Somehow, talking about his daughter and opening a window on 'religion' represented a sea change ... or maybe it just showed how wrong my perspective could be. Between the lines, I heard Al saying that his daughter was someone/something he cared about deeply ... and religion was something he had held at a controllable distance but now, perhaps, wondered about. Knowing who played third base in 1987 might suffice under ordinary circumstances, controlled circumstances, but now, somehow, the control was slipping away.

Of course, I could have been making it all up, but I found something extremely touching in it. There was something wan and defeated in Al's face, as if, having held his cards close to his chest for so long, he was forced to lay them down ... and who the hell would he be without the cards he had held so close to his chest? How could he win if there were no longer any cards to win with?

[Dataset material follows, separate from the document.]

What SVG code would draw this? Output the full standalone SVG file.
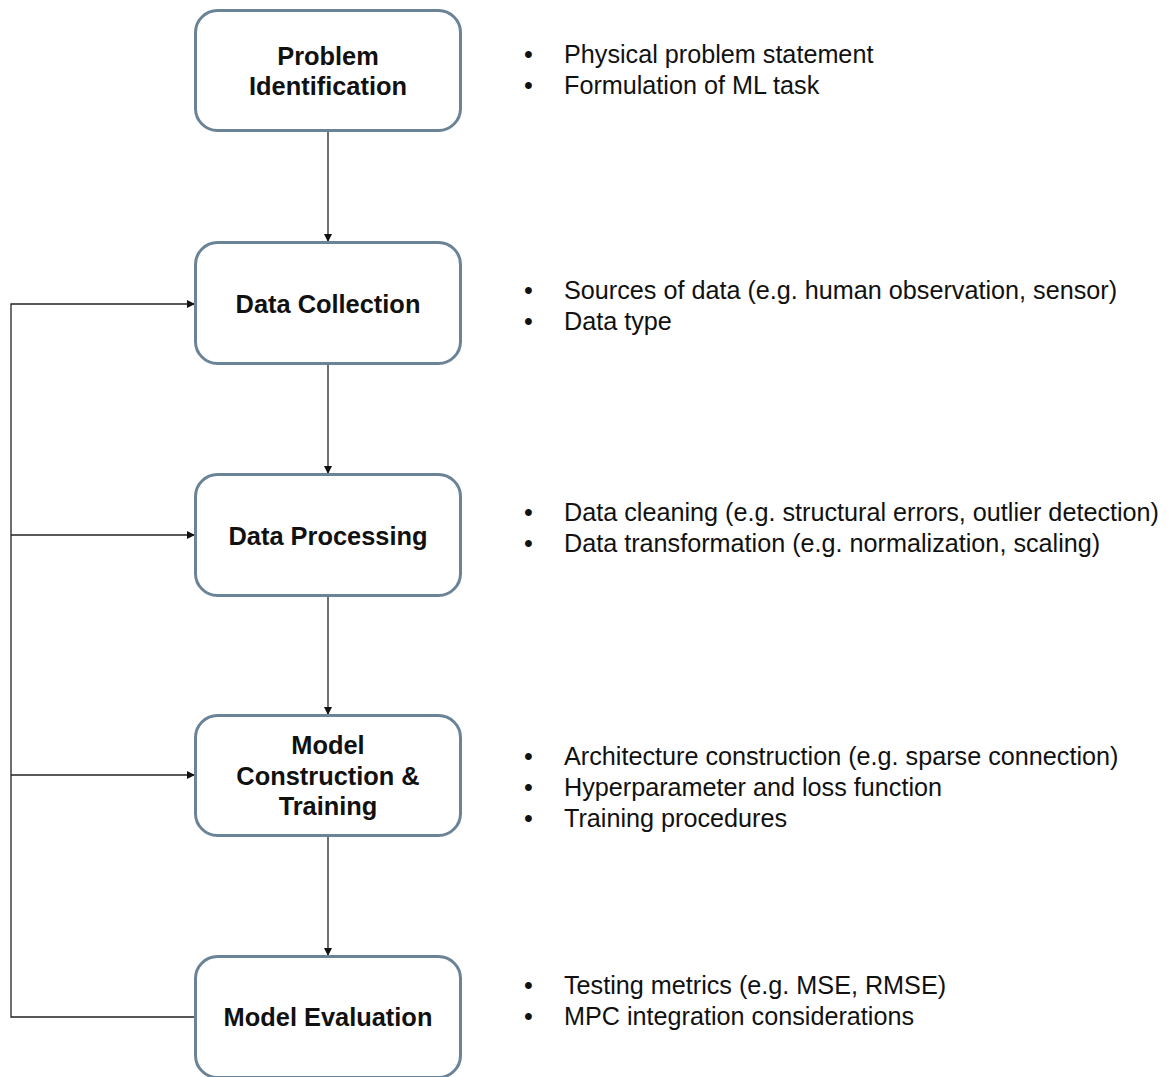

And I wanted to help, to lend a hand, to ease what I perceived as a sense of loss and confusion. But wanting to help left me somehow confused as well. I was incapable of helping. It simply could not be done. Yes, I chattered a little bit about religion and trying to find ourselves ... I made sympathetic and what I hoped would be helpful noises. But the facts were implacable. I could not solve or salve the difficulty of another. And yet the longing to help -- to be the socially-credible altruist -- badgered and insisted.

In the end, as I walked out the door, I thought I would bring Al a copy of my book and suggest his daughter might like it ... or not ... in which case, it was a freebie and she could throw it in the waste basket. Whether anyone reads the book or thinks well or poorly of me was not the point. It was just what I could think of.

The thought was, I realized, my way of 'solving' my own confusion, of asserting my own sense of separation and control -- cards held close to the chest with something called altruism or kindness. But it lacked something, those cards I was holding.

Did you ever see one of those nature shows in which one elephant or ape will console another elephant or ape? The elephant will run its trunk or foot, ever so gently, across the brow or flank of a suffering or dying or dead comrade. Or the ape will stroke with tenderness some fallen friend. There is nothing extra in it. It has nothing to do with someone or something else. It is just what apes and elephants do. Apes and elephants hold no cards. Their 'kindnesses' have nothing to do with kindness. Who they are is not limited by who they are...or who anyone else might be.

Isn't it enough to be who you are, to lay down the much-worn cards and just breathe?